Saturday, August 16, 2014

Peonies

Peonies
This morning the green fists of the peonies are getting ready
to break my heart
as the sun rises,
as the sun strokes them with his old, buttery fingers
and they open —
pools of lace,
white and pink —
and all day the black ants climb over them,
boring their deep and mysterious holes
into the curls,
craving the sweet sap,
taking it away
to their dark, underground cities —
and all day
under the shifty wind,
as in a dance to the great wedding,
the flowers bend their bright bodies,
and tip their fragrance to the air,
and rise,
their red stems holding
all that dampness and recklessness
gladly and lightly,
and there it is again —
beauty the brave, the exemplary,
blazing open.
Do you love this world?
Do you cherish your humble and silky life?
Do you adore the green grass, with its terror beneath?
Do you also hurry, half-dressed and barefoot, into the garden,
and softly,
and exclaiming of their dearness,
fill your arms with the white and pink flowers,
with their honeyed heaviness, their lush trembling,
their eagerness
to be wild and perfect for a moment, before they are
nothing, forever?
 from New And Selected Poems by Mary Oliver 

I have read Mary Olivers Peony poem over and over and over again. I cannot get enough of her words, her thoughts, her feelings. They resonate with me. It seems to me to be a poem about all this is possible in the world, all that is possible in our tiny selves and all that is possible in our one small life. At the same time telling us (or perhaps reminding us) that we are everything, every thing, every single small or large or medium sized thing. Every bit, every parcel, every single thing-large or small-on this planet. 

We are every thing…

and then...we burn out in a trice!

In a flash! 

POOF! 

we are done.

I so hope the Buddhists are correct and we return…and that karma is true and we find ourselves in a better, happier place. I have a feeling I am almost there, just not quite yet, that, perhaps, the next lifetime, will be it.

So far…so close.

I love that she wrote “Do you adore the green grass with it’s terror beneath?”

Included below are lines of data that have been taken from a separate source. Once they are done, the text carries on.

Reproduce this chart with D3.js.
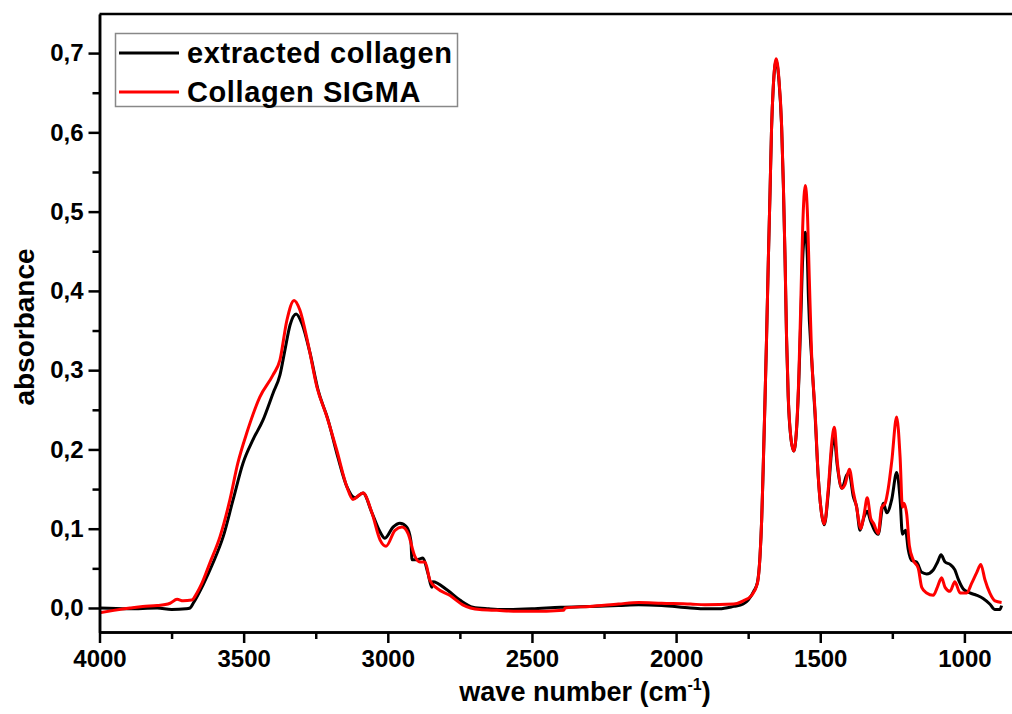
<!DOCTYPE html>
<html>
<head>
<meta charset="utf-8">
<script src="https://cdn.jsdelivr.net/npm/d3@7"></script>
<style>
  body { margin: 0; background: #ffffff; }
  svg { display: block; font-family: "Liberation Sans", Arial, sans-serif; font-weight: bold; }
</style>
</head>
<body>
<svg id="chart"></svg>
<script>
// extracted collagen (black)
var blackWn = [4000, 3900, 3800, 3750, 3700, 3686, 3675, 3641, 3606, 3571, 3537, 3502, 3468, 3433, 3398, 3374, 3357, 3339, 3318, 3298, 3270, 3242, 3207, 3173, 3142, 3114, 3086, 3055, 3027, 3010, 2982, 2958, 2934, 2920, 2916, 2899, 2878, 2861, 2847, 2844, 2795, 2750, 2705, 2650, 2600, 2500, 2400, 2300, 2200, 2130, 2050, 1950, 1900, 1850, 1800, 1767, 1731, 1718, 1709, 1703, 1698, 1692, 1686, 1680, 1674, 1669, 1663, 1653, 1643, 1634, 1628, 1622, 1617, 1611, 1603, 1592, 1582, 1574, 1567, 1561, 1552, 1545, 1541, 1530, 1518, 1507, 1495, 1486, 1472, 1460, 1452, 1441, 1425, 1408, 1400, 1385, 1374, 1362, 1348, 1337, 1325, 1299, 1281, 1269, 1252, 1235, 1223, 1215, 1204, 1195, 1183, 1166, 1148, 1131, 1108, 1093, 1081, 1067, 1050, 1033, 1021, 1004, 981, 957, 935, 912, 894, 877, 871];
var blackAbs = [0.000, -0.001, 0.000, -0.002, -0.001, 0.000, 0.006, 0.029, 0.057, 0.090, 0.136, 0.183, 0.212, 0.237, 0.271, 0.294, 0.325, 0.357, 0.371, 0.359, 0.322, 0.275, 0.237, 0.190, 0.153, 0.139, 0.145, 0.120, 0.096, 0.088, 0.102, 0.107, 0.102, 0.085, 0.061, 0.061, 0.063, 0.044, 0.026, 0.033, 0.023, 0.010, 0.001, -0.001, -0.002, -0.001, 0.001, 0.002, 0.003, 0.004, 0.003, 0.000, -0.001, -0.001, 0.002, 0.005, 0.021, 0.032, 0.065, 0.113, 0.175, 0.257, 0.344, 0.440, 0.527, 0.604, 0.657, 0.690, 0.664, 0.607, 0.534, 0.438, 0.342, 0.265, 0.218, 0.198, 0.226, 0.290, 0.370, 0.440, 0.474, 0.445, 0.392, 0.315, 0.244, 0.166, 0.118, 0.105, 0.146, 0.200, 0.217, 0.180, 0.151, 0.168, 0.170, 0.140, 0.128, 0.098, 0.115, 0.122, 0.109, 0.093, 0.132, 0.120, 0.137, 0.171, 0.137, 0.093, 0.098, 0.074, 0.060, 0.058, 0.045, 0.043, 0.048, 0.058, 0.067, 0.058, 0.055, 0.048, 0.036, 0.024, 0.019, 0.016, 0.012, 0.005, -0.002, -0.002, 0.003];

// Collagen SIGMA (red)
var redWn = [4000, 3950, 3894, 3850, 3800, 3755, 3731, 3710, 3680, 3662, 3645, 3617, 3582, 3548, 3520, 3489, 3444, 3398, 3374, 3350, 3325, 3305, 3277, 3246, 3211, 3177, 3142, 3121, 3086, 3055, 3027, 3006, 2975, 2951, 2930, 2906, 2889, 2871, 2854, 2830, 2785, 2740, 2681, 2622, 2550, 2450, 2390, 2385, 2300, 2200, 2130, 2050, 1950, 1900, 1800, 1767, 1738, 1718, 1709, 1703, 1698, 1692, 1686, 1680, 1674, 1669, 1663, 1653, 1643, 1634, 1628, 1622, 1617, 1611, 1603, 1592, 1582, 1574, 1567, 1561, 1552, 1545, 1538, 1530, 1518, 1507, 1495, 1486, 1472, 1460, 1451, 1441, 1425, 1414, 1399, 1385, 1374, 1359, 1348, 1337, 1325, 1314, 1299, 1287, 1275, 1264, 1252, 1235, 1223, 1215, 1210, 1200, 1191, 1177, 1160, 1148, 1131, 1108, 1094, 1079, 1067, 1050, 1033, 1015, 992, 975, 957, 943, 929, 912, 894, 871];
var redAbs = [-0.006, -0.003, 0.000, 0.002, 0.003, 0.006, 0.011, 0.009, 0.010, 0.019, 0.031, 0.057, 0.090, 0.136, 0.183, 0.221, 0.266, 0.294, 0.313, 0.363, 0.388, 0.376, 0.334, 0.279, 0.241, 0.199, 0.153, 0.137, 0.145, 0.120, 0.086, 0.078, 0.098, 0.102, 0.094, 0.065, 0.058, 0.058, 0.035, 0.025, 0.016, 0.004, -0.002, -0.003, -0.004, -0.004, -0.003, 0.000, 0.002, 0.005, 0.007, 0.006, 0.005, 0.004, 0.005, 0.009, 0.016, 0.031, 0.065, 0.113, 0.175, 0.257, 0.344, 0.440, 0.527, 0.604, 0.657, 0.693, 0.666, 0.609, 0.536, 0.440, 0.344, 0.267, 0.219, 0.198, 0.228, 0.296, 0.392, 0.479, 0.533, 0.503, 0.416, 0.320, 0.248, 0.166, 0.118, 0.106, 0.151, 0.209, 0.228, 0.185, 0.151, 0.156, 0.175, 0.146, 0.127, 0.100, 0.118, 0.139, 0.113, 0.106, 0.094, 0.127, 0.132, 0.151, 0.185, 0.241, 0.190, 0.127, 0.132, 0.118, 0.079, 0.060, 0.050, 0.026, 0.019, 0.016, 0.026, 0.038, 0.026, 0.021, 0.033, 0.019, 0.019, 0.031, 0.045, 0.055, 0.036, 0.019, 0.009, 0.007];

var xMajor = [4000, 3500, 3000, 2500, 2000, 1500, 1000];
var xMinor = [3750, 3250, 2750, 2250, 1750, 1250];
var yMajor = [0, 0.1, 0.2, 0.3, 0.4, 0.5, 0.6, 0.7];
var yMinor = [0.05, 0.15, 0.25, 0.35, 0.45, 0.55, 0.65];
var seriesNames = ["extracted collagen", "Collagen SIGMA"];
var seriesColors = ["#000000", "#ff0000"];

var width = 1012, height = 714;
var plotLeft = 99.5, plotRight = 1012, plotTop = 14, plotBottom = 632;

var svg = d3.select("#chart")
    .attr("width", width)
    .attr("height", height);

svg.append("rect")
    .attr("width", width)
    .attr("height", height)
    .attr("fill", "#ffffff");

var x = d3.scaleLinear()
    .domain([4000, 4000 - (plotRight - plotLeft) / 0.2883])
    .range([plotLeft, plotRight]);
var y = d3.scaleLinear()
    .domain([-0.0303, 0.7493])
    .range([plotBottom, plotTop]);

svg.append("clipPath")
    .attr("id", "plot-clip")
  .append("rect")
    .attr("x", plotLeft)
    .attr("y", plotTop)
    .attr("width", plotRight - plotLeft)
    .attr("height", plotBottom - plotTop);

var line = d3.line()
    .x(function(d){ return x(d[0]); })
    .y(function(d){ return y(d[1]); })
    .curve(d3.curveMonotoneX);

var blackData = d3.zip(blackWn, blackAbs);
var redData = d3.zip(redWn, redAbs);

var plot = svg.append("g").attr("clip-path", "url(#plot-clip)");
[blackData, redData].forEach(function(data, i){
    plot.append("path")
        .datum(data)
        .attr("d", line)
        .attr("fill", "none")
        .attr("stroke", seriesColors[i])
        .attr("stroke-width", 3)
        .attr("stroke-linejoin", "round");
});

// axes
var fmt = function(d){ return d3.format(".1f")(d).replace(".", ","); };

svg.append("g")
    .attr("transform", `translate(${plotLeft},0)`)
    .call(d3.axisLeft(y).tickValues(yMajor).tickSize(11).tickSizeOuter(0).tickPadding(5).tickFormat(fmt));
svg.append("g")
    .attr("transform", `translate(${plotLeft},0)`)
    .call(d3.axisLeft(y).tickValues(yMinor).tickSize(7).tickSizeOuter(0).tickFormat(""));

svg.append("g")
    .attr("transform", `translate(0,${plotBottom})`)
    .call(d3.axisBottom(x).tickValues(xMajor).tickSize(11).tickSizeOuter(0).tickPadding(7).tickFormat(d3.format("d")));
svg.append("g")
    .attr("transform", `translate(0,${plotBottom})`)
    .call(d3.axisBottom(x).tickValues(xMinor).tickSize(7).tickSizeOuter(0).tickFormat(""));

svg.selectAll(".domain, .tick line")
    .attr("stroke", "#000")
    .attr("stroke-width", 2.5);
svg.selectAll(".tick text")
    .attr("fill", "#000")
    .style("font-size", "24px")
    .style("font-weight", "bold")
    .style("font-family", "'Liberation Sans', Arial, sans-serif");

// top frame line
svg.append("line")
    .attr("x1", plotLeft).attr("x2", plotRight)
    .attr("y1", plotTop).attr("y2", plotTop)
    .attr("stroke", "#000")
    .attr("stroke-width", 2.5);

// axis titles
var xTitle = svg.append("text")
    .attr("x", 585)
    .attr("y", 701)
    .attr("text-anchor", "middle")
    .style("font-size", "27px")
    .text("wave number (cm");
xTitle.append("tspan")
    .attr("dy", -11)
    .style("font-size", "16px")
    .text("-1");
xTitle.append("tspan")
    .attr("dy", 11)
    .text(")");

svg.append("text")
    .attr("transform", "translate(34,327) rotate(-90)")
    .attr("text-anchor", "middle")
    .style("font-size", "28px")
    .text("absorbance");

// legend
var legend = svg.append("g");
legend.append("rect")
    .attr("x", 115.5)
    .attr("y", 33.5)
    .attr("width", 342)
    .attr("height", 73)
    .attr("fill", "#ffffff")
    .attr("stroke", "#888888")
    .attr("stroke-width", 1.5);
seriesNames.forEach(function(name, i){
    var ly = 53 + i * 39;
    legend.append("line")
        .attr("x1", 119).attr("x2", 179)
        .attr("y1", ly).attr("y2", ly)
        .attr("stroke", seriesColors[i])
        .attr("stroke-width", 3);
    legend.append("text")
        .attr("x", 187)
        .attr("y", ly + 10)
        .style("font-size", "29px")
        .style("letter-spacing", "0.6px")
        .text(name);
});
</script>
</body>
</html>
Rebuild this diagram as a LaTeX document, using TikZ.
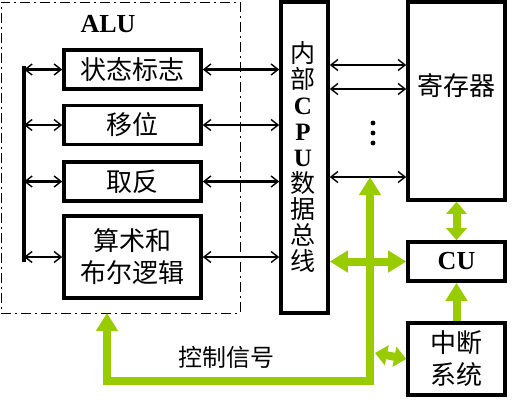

Reminding me that with beauty and happiness-which open your heart, indeed give you an open heart, you must “gird” yourself to the inevitable sadness, badness, cruelty, inequity in the world. Gird yourself to all things that are unfair. To adore the green grass you must adore the terror beneath. If you cannot adore the terror, you close yourself up-avoiding the terror for sure, but also avoiding the green grass, the peonies, the buttery fingers of the sun, the fragrance-tipped air.

1 comment:

  1. Reminds me of the peonies in our back yard when I was a kid. Lilacs in the spring and the peonies later.